Provided entries:

══════

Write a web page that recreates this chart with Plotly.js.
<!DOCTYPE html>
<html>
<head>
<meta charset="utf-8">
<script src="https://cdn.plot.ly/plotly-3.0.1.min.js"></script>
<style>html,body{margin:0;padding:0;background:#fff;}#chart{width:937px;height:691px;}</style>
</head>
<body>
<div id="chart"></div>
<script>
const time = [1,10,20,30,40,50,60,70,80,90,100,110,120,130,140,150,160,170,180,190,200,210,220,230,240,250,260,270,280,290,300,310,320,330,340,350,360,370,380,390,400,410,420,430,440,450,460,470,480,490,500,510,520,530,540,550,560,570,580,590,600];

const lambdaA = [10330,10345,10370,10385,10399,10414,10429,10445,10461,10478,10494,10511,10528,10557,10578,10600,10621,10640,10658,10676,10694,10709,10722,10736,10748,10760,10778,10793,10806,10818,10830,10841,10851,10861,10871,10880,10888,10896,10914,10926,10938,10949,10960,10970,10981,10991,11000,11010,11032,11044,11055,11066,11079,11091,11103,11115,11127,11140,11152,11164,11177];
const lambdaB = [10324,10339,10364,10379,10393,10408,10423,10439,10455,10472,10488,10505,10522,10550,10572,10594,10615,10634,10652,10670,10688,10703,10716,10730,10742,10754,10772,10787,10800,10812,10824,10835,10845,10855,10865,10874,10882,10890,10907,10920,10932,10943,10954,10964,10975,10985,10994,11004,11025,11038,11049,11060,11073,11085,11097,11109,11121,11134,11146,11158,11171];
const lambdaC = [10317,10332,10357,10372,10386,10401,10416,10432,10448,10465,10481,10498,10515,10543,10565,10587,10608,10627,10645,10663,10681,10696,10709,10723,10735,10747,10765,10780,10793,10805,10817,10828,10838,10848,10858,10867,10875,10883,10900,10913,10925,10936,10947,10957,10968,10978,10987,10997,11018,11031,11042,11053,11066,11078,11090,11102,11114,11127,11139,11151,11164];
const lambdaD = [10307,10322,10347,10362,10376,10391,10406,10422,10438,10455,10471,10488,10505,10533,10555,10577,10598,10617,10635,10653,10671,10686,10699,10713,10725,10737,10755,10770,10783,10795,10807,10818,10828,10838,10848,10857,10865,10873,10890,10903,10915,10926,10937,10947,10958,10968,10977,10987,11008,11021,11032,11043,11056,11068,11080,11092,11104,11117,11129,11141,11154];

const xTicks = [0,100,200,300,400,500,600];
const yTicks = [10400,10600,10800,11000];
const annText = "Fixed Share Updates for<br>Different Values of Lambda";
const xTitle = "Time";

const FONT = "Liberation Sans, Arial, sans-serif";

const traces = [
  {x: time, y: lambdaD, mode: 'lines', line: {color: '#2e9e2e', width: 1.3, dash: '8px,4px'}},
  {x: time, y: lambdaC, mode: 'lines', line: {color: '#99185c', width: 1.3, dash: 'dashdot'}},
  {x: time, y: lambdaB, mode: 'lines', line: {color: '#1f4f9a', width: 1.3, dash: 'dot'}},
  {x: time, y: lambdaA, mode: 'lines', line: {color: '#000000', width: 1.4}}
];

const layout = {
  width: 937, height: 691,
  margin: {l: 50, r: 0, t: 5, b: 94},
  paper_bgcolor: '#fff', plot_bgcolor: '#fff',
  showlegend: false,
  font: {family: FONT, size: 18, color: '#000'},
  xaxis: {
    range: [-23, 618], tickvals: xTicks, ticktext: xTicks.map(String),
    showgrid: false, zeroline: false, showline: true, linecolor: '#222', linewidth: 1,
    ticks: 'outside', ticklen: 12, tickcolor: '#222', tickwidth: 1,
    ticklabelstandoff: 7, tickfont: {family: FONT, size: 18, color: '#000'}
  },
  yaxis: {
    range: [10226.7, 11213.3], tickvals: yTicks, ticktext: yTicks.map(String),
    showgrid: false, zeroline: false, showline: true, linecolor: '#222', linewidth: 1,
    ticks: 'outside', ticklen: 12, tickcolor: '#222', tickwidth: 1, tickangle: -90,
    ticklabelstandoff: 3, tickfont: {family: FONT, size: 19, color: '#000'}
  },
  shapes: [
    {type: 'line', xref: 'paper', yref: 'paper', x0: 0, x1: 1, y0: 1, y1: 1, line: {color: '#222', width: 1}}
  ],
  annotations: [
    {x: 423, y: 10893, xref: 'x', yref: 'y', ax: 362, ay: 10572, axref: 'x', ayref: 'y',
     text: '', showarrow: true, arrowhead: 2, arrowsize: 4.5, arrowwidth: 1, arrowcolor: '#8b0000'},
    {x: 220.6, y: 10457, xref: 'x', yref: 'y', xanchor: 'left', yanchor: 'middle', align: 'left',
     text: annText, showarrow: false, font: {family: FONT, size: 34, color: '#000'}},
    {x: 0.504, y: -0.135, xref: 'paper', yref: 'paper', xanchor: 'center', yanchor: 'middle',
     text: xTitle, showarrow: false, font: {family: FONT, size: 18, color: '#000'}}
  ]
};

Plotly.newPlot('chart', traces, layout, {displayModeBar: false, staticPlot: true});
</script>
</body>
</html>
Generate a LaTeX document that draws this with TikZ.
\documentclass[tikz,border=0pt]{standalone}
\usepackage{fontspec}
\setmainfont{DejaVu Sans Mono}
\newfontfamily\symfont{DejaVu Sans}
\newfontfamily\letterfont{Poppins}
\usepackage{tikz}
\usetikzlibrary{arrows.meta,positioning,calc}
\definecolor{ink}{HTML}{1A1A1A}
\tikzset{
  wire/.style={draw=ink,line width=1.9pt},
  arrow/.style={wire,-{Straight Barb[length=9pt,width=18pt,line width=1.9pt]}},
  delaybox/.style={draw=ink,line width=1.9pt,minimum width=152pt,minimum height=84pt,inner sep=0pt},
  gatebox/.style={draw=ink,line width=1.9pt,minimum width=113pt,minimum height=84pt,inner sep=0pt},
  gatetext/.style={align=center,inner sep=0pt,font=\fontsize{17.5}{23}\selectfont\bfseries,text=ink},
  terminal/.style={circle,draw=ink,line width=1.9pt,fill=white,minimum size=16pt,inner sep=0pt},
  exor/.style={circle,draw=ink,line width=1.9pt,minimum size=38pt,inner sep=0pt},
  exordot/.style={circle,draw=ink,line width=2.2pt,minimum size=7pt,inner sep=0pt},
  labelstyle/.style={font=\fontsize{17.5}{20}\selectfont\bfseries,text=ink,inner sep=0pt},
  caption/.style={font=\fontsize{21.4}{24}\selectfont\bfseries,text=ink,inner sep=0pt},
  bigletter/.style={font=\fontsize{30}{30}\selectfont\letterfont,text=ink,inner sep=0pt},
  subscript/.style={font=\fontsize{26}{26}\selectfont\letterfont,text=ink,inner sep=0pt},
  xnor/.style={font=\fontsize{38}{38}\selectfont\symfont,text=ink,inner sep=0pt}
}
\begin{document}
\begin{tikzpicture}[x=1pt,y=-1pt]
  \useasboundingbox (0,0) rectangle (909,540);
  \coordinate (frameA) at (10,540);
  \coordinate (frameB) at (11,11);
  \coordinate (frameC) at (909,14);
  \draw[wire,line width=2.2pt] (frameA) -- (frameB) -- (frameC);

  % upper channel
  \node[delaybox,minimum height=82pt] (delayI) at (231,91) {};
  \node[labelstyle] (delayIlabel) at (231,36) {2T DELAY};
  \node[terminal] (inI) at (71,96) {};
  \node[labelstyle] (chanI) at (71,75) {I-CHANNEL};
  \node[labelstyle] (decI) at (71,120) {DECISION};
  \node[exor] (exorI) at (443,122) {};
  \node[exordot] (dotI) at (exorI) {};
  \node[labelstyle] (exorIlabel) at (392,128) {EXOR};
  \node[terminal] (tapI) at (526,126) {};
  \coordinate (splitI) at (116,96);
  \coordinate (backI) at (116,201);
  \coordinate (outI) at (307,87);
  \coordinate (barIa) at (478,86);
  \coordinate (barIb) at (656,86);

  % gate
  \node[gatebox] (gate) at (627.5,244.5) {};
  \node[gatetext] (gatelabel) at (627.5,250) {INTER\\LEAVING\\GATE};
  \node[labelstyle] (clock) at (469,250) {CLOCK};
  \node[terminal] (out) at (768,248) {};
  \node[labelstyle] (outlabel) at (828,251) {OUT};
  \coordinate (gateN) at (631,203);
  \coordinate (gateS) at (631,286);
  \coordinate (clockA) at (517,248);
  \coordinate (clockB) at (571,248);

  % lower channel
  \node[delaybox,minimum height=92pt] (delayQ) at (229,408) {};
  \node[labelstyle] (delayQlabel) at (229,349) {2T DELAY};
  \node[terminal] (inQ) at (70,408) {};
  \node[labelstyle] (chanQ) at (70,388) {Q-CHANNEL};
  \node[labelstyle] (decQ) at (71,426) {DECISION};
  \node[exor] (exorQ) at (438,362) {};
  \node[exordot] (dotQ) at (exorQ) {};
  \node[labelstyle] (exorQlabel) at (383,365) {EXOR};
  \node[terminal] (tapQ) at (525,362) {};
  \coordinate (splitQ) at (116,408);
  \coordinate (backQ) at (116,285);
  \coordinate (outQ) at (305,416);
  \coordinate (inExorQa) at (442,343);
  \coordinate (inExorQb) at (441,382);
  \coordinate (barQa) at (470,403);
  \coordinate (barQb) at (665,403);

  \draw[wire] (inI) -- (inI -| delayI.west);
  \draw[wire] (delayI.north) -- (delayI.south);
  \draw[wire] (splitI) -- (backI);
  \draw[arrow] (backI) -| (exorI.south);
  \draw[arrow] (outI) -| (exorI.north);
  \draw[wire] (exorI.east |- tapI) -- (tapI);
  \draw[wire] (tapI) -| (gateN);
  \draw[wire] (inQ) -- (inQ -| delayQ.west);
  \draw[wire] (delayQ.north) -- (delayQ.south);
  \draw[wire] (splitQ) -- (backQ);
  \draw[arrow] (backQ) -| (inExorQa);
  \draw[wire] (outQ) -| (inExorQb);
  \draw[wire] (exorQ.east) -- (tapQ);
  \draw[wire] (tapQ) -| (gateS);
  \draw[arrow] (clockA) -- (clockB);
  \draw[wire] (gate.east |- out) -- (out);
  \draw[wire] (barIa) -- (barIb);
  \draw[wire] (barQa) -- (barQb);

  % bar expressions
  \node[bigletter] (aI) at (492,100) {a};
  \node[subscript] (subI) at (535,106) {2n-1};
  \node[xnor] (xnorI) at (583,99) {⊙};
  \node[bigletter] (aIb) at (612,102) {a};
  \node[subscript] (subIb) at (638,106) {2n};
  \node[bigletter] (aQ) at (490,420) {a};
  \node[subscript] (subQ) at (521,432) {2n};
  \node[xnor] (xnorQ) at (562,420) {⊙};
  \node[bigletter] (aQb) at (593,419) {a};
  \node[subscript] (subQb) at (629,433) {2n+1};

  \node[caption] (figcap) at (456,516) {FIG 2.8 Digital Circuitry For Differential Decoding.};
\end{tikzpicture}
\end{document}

══════

Stated task: Using the listing above, return all lines where the word "that" occurs.

Result below:
Write a web page that recreates this chart with Plotly.js.
Generate a LaTeX document that draws this with TikZ.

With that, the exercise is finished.